Budget planning is an important activity that almost all types of organizations go through each year. For school districts, budgeting allows leaders to drive growth and address areas of improvements by allocating resources to prioritize certain school needs. The nature of an effective budget is driven and informed by data. As long-time data enthusiasts, we put our heads together here at Eidex to outline in 3 steps how your district can seamlessly integrate data into budget planning, preparation, and evaluation.


1. Planning involves setting goals and objectives, and developing programs needed to achieve those goals and objectives. During this phase of the budgeting process, data about where the district is currently and where it wants to be in the next year can be extremely beneficial in providing guidance for setting SMART goals. Here are a couple of examples:


  • A district examined historical performance on the state assessment compared to peers with similar socioeconomics. Leadership team then realized that their students are performing slightly worse than the peer average. At this point, they set a goal to improve proficiency to outperform the current peer average in the next year. As a result, the team can start planning for programs that will help the district achieve this goal and inform the budget allocation process later.


  • A district examined the ROI of instructional expenditures in the last year (defined as average instructional expenditures per student over average state assessment proficiency). In the graph, the further a district falls in the bottom right corner, the higher expenditures and lower achievement. Upon analyzing this data, leadership team set a goal of moving the district closer to the top left corner using a combination of smart investments on academic improvement programs and appropriate cost controlling.


2. Budget preparation is the allocation process where the district decides how much of their resources get distributed to different programs.

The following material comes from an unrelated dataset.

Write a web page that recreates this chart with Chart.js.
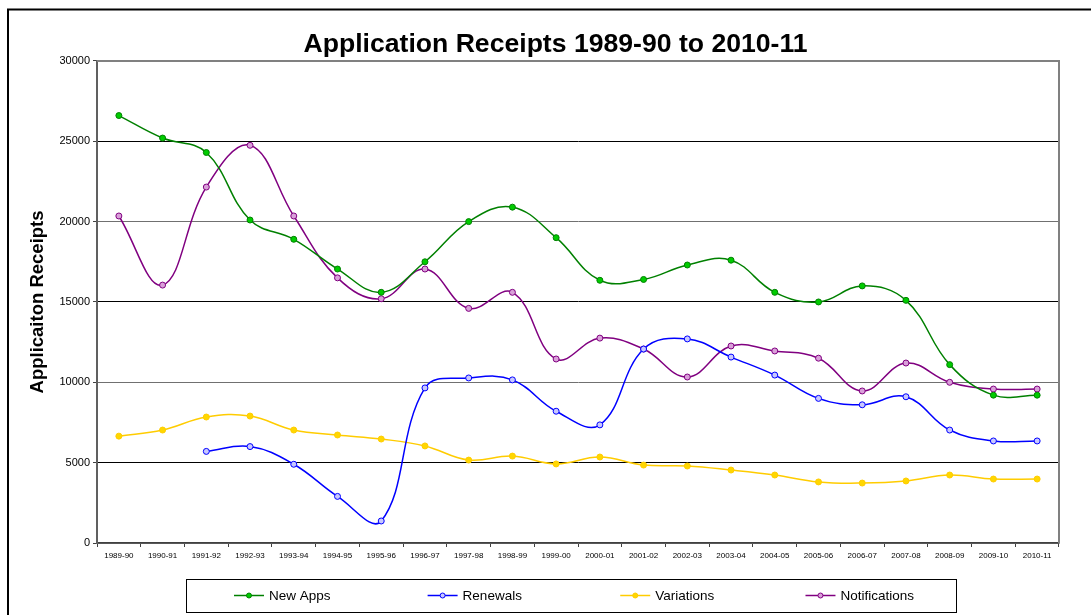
<!DOCTYPE html>
<html>
<head>
<meta charset="utf-8">
<script src="https://cdn.jsdelivr.net/npm/chart.js@4.4.1/dist/chart.umd.min.js"></script>
<style>
  html, body { margin: 0; padding: 0; background: #fff; }
  canvas { display: block; }
</style>
</head>
<body>
<canvas id="receiptsChart" width="1091" height="615"></canvas>
<script>
// Financial years on the x axis
const years = ["1989-90", "1990-91", "1991-92", "1992-93", "1993-94", "1994-95", "1995-96",
    "1996-97", "1997-98", "1998-99", "1999-00", "2000-01", "2001-02", "2002-03", "2003-04",
    "2004-05", "2005-06", "2006-07", "2007-08", "2008-09", "2009-10", "2010-11"];

// Series values
const newApps = [26600, 25200, 24300, 20100, 18900, 17050, 15600, 17500, 20000, 20900, 19000,
    16350, 16400, 17300, 17600, 15600, 15000, 16000, 15100, 11100, 9200, 9200];
const renewals = [null, null, 5700, 6000, 4900, 2900, 1370, 9650, 10270, 10150, 8200,
    7350, 12070, 12700, 11570, 10450, 9000, 8600, 9100, 7030, 6350, 6350];
const variations = [6650, 7030, 7840, 7900, 7030, 6720, 6470, 6040, 5160, 5410, 4920,
    5350, 4850, 4790, 4540, 4230, 3800, 3730, 3860, 4230, 3980, 3980];
const notifications = [20350, 16050, 22150, 24750, 20350, 16500, 15200, 17050, 14600, 15600, 11450,
    12750, 12070, 10330, 12260, 11950, 11500, 9460, 11200, 10000, 9580, 9580];

// y axis ticks
const yTicks = [0, 5000, 10000, 15000, 20000, 25000, 30000];

const seriesNames = ["New Apps", "Renewals", "Variations", "Notifications"];
const lineColors = ["#008000", "#0000ff", "#ffcc00", "#800080"];
const pointFills = ["#00cc00", "#c8c8ff", "#ffd700", "#d9a0d9"];

function makeDataset(i, values) {
    return {
        label: seriesNames[i],
        data: values,
        borderColor: lineColors[i],
        backgroundColor: pointFills[i],
        borderWidth: 1.5,
        tension: 0.4,
        fill: false,
        pointRadius: 3,
        pointBorderWidth: 1,
        pointBorderColor: lineColors[i],
        pointBackgroundColor: pointFills[i]
    };
}

// outer frame (top + left black lines) and the grey plot border
const framePlugin = {
    id: 'frame',
    afterLayout(chart) {
        // title is centred a bit left of the plot area in the original
        const t = chart.titleBlock;
        if (t) { t.left = 20; t.right = chart.width; }
    },
    beforeDraw(chart) {
        const ctx = chart.ctx;
        ctx.save();
        ctx.strokeStyle = '#000';
        ctx.lineWidth = 2;
        ctx.beginPath();
        ctx.moveTo(8, chart.height);
        ctx.lineTo(8, 9.5);
        ctx.lineTo(chart.width, 9.5);
        ctx.stroke();
        ctx.restore();
    },
    beforeDatasetsDraw(chart) {
        const {ctx, chartArea: a} = chart;
        ctx.save();
        ctx.strokeStyle = '#808080';
        ctx.lineWidth = 2;
        ctx.beginPath();
        ctx.moveTo(a.left, a.top);
        ctx.lineTo(a.right, a.top);
        ctx.lineTo(a.right, a.bottom);
        ctx.stroke();
        ctx.restore();
    }
};

// boxed legend below the x axis
const boxLegend = {
    id: 'boxLegend',
    afterDraw(chart) {
        const {ctx, chartArea: a} = chart;
        const left = a.left + 89, right = a.right - 103;
        const top = a.bottom + 36, height = 33;
        const slot = (right - left) / chart.data.datasets.length;
        const midY = top + height / 2;

        ctx.save();
        ctx.strokeStyle = '#000';
        ctx.lineWidth = 1;
        ctx.strokeRect(left + 0.5, top + 0.5, right - left, height);

        ctx.font = '13.5px "Liberation Sans", Arial, sans-serif';
        ctx.textBaseline = 'middle';
        ctx.textAlign = 'left';
        chart.data.datasets.forEach((ds, i) => {
            const textW = ctx.measureText(ds.label).width;
            const total = 30 + 5 + textW;
            const x0 = left + slot * (i + 0.5) - total / 2;
            ctx.strokeStyle = ds.borderColor;
            ctx.lineWidth = 1.5;
            ctx.beginPath();
            ctx.moveTo(x0, midY);
            ctx.lineTo(x0 + 30, midY);
            ctx.stroke();
            ctx.beginPath();
            ctx.arc(x0 + 15, midY, 2.5, 0, Math.PI * 2);
            ctx.fillStyle = ds.pointBackgroundColor;
            ctx.fill();
            ctx.lineWidth = 1;
            ctx.stroke();
            ctx.fillStyle = '#000';
            ctx.fillText(ds.label, x0 + 35, midY + 1);
        });
        ctx.restore();
    }
};

const ctx = document.getElementById('receiptsChart').getContext('2d');
new Chart(ctx, {
    type: 'line',
    data: {
        labels: years,
        datasets: [
            makeDataset(0, newApps),
            makeDataset(1, renewals),
            makeDataset(2, variations),
            makeDataset(3, notifications)
        ]
    },
    options: {
        responsive: false,
        animation: false,
        layout: { padding: { top: 10, right: 32, bottom: 0, left: 0 } },
        plugins: {
            legend: { display: false },
            tooltip: { enabled: false },
            title: {
                display: true,
                text: 'Application Receipts 1989-90 to 2010-11',
                color: '#000',
                font: { family: '"Liberation Sans", Arial, sans-serif', size: 26.6, weight: 'bold' },
                padding: { top: 19, bottom: 0 }
            }
        },
        scales: {
            x: {
                offset: true,
                afterFit(scale) { scale.height = 72; },
                border: { color: '#404040', width: 1.5 },
                grid: {
                    display: true,
                    offset: true,
                    drawOnChartArea: false,
                    tickLength: 4,
                    color: '#404040'
                },
                ticks: {
                    autoSkip: false,
                    maxRotation: 0,
                    padding: 4,
                    color: '#000',
                    font: { family: '"Liberation Sans", Arial, sans-serif', size: 8 }
                }
            },
            y: {
                min: yTicks[0],
                max: yTicks[yTicks.length - 1],
                afterFit(scale) { scale.width = 97; },
                border: { color: '#606060', width: 2 },
                grid: {
                    tickLength: 4,
                    lineWidth: 1,
                    color: c => (c.tick && (c.tick.value / 5000) % 2 === 1) ? '#000' : '#707070',
                    tickColor: '#404040'
                },
                ticks: {
                    stepSize: yTicks[1] - yTicks[0],
                    padding: 3,
                    color: '#000',
                    font: { family: '"Liberation Sans", Arial, sans-serif', size: 11 },
                    callback: v => String(v)
                },
                title: {
                    display: true,
                    text: 'Applicaiton Receipts',
                    color: '#000',
                    font: { family: '"Liberation Sans", Arial, sans-serif', size: 18.5, weight: 'bold' },
                    padding: { top: 27, bottom: 0 }
                }
            }
        }
    },
    plugins: [framePlugin, boxLegend]
});
</script>
</body>
</html>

During this phase, data on historical trends of expenditures and revenues as well as the district’s current financial health (fund balance, debt structures, revenue-to-expenditures ratio, etc.) can help inform decisions. Using this data, the district can reliably map out its constraints or surpluses in resources.





The district can also examine forecasted data (if available) on enrollment, revenues, and specific expenditures (transportation, payroll, etc.) This data can be inferred using historical fluctuations in past years. By reliably forecasting these numbers, administrators will be in a better position to effectively allocate available resources.



3. Budget evaluation involves careful examination of how resources were allocated and whether the outcomes achieved goals set in the planning phase. To evaluate the budget, administrators can examine data that was reviewed during the planning phase to identify any changes. A good metric to come back to is the ROI rate on instructional expenditures (administrators can also track this rate for individual programs). ​ Financial health data is also crucial to the evaluation phase. Come back to numbers on fund balance, operating ratios, debt structures to determine if the new budget has helped improve your financial standing.